DO THE RIGHT THING (1987)
a retrospective by Justin Siegel
© Justin Siegel
The 1980s, for me anyway, were a surprisingly splendid time in the world of film. The competition for the best film of the decade is an especially heated one: BLUE VELVET, David Lynch's searing, gut-wrenching "comedy" about the depravity that lurks in the house next door was one choice. Scorsese's RAGING BULL was another. BULL's power is somewhat muddied by the incredible critical response it recieved (I mean come on, is there one critic in America that _didn't_ call it the best film of the decade?). An "offbeat" choice that I could hardly disagree with is LESS THAN ZERO, a bleak, nihilistic portait of rich drug-addicts, that includes the best performance of the decade, by Robert Downey JR. Spike Lee's ultra-controversial DO THE RIGHT THING has my vote as best film. It seemed to capture a hot-ass Bed-Stuy day better than any movie could've, and its portrait of racial tensions between blacks and Italians was one of cultured thoughtfulness (the illiteracy of Pino, for example, which was never actually discussed, but easy to pick up by a careful watcher).
But the film was the work of a middle-class filmmaker (Lee) playing at being poor. While the film still has undeniably power, it never fully made me believe in Lee's comprehension of the lifestyle he was covering. Would a working-class twentysomething Brooklynite _really_ start a riot over "brothers on the wall"? Would another working-class twentysomething Brooklynite nearly kill an old man for breaking his radio?

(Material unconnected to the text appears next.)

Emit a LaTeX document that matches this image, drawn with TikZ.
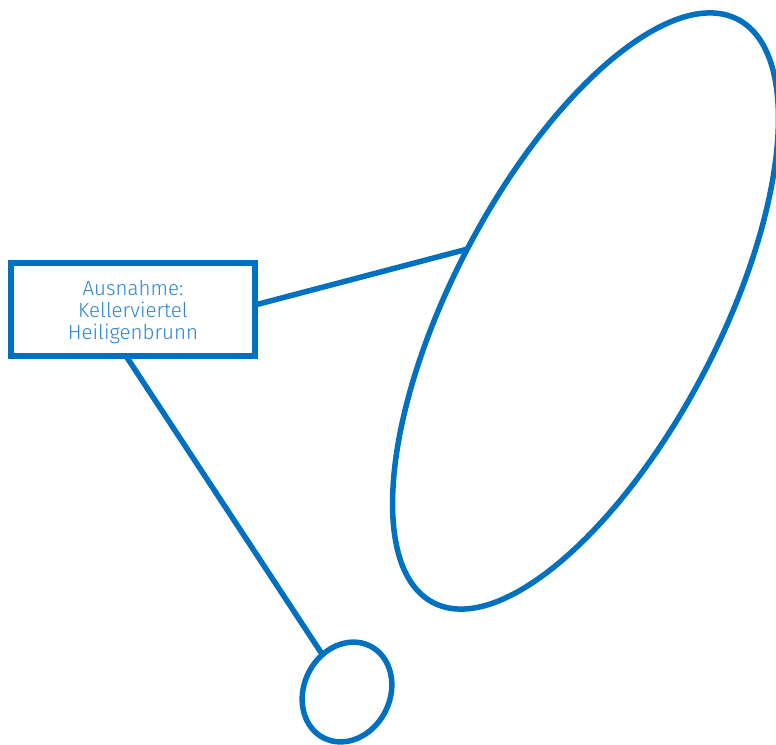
\documentclass[tikz,border=0pt]{standalone}
\usepackage{fontspec}
\setmainfont{Fira Sans}[UprightFont=* Light]
\usetikzlibrary{shapes.geometric}
\definecolor{lineblue}{HTML}{0070C0}
\definecolor{textblue}{HTML}{2A84D0}
\tikzset{
  shapeline/.style={draw=lineblue, line width=5.5bp, inner sep=0pt, outer sep=0pt},
  labelbox/.style={shapeline, rectangle, align=center, text=textblue,
    font=\fontsize{20.6}{22.5}\selectfont},
  oval/.style={shapeline, ellipse},
  link/.style={draw=lineblue, line width=5.5bp}
}
\begin{document}
\begin{tikzpicture}[x=1bp,y=-1bp]
\useasboundingbox (0,0) rectangle (776,745);
\node[labelbox, minimum width=244bp, minimum height=93bp] (box) at (133,309.5)
  {\raisebox{-3.5bp}[\height][\depth]{\begin{tabular}{@{}c@{}}Ausnahme:\\Kellerviertel\\Heiligenbrunn\end{tabular}}};
\node[oval, rotate=62.4, minimum width=658bp, minimum height=267bp] (big) at (585.5,311) {};
\node[oval, rotate=63.3, minimum width=103bp, minimum height=86bp] (small) at (347,692) {};
\draw[link] ([yshift=4.5bp]box.east) -- (big.north);
\draw[link] ([xshift=-7bp]box.south) -- (small);
\end{tikzpicture}
\end{document}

Which brings me to another point. Mookie threw a trashcan though Sal's window because the police killed Radio Raheem. SAL lost his entire business -- his life -- because two asshole police officers killed a man in red hot rage. Lee has said that he pulled the film away from Paramount (to MCA) becasue the studio wanted it to end with "Mookie and Sal huging and singing 'We Are the World.'" That statement made me think: I felt angered by the ending of DO THE RIGHT THING, no only at the black rioters, but with the racist store-owners, Pino especially. Had the film ended as Paramount suggested, though, I would've felt gypped. The mark of a good film is that it can leave a bad taste in your mouth, but you'll watch it again in a second. DO THE RIGHT THING is one of those films.
While not a perfect film, it is as close as American film has come in the past 10 years. Spike Lee has yet to make a film better than DTRT, and I highly doubt he ever will.
Favorite Quote:
MOOKIE: You da man. BUGGIN OUT: You da man. MOOKIE: No you da man. BUGGIN OUT: No you da man. MOOKIE: No you da man. BUGGIN OUT: No I'm just a struggling black man tryin' to keep his dick hard in a cruel and harsh world.... whassup with the white boy?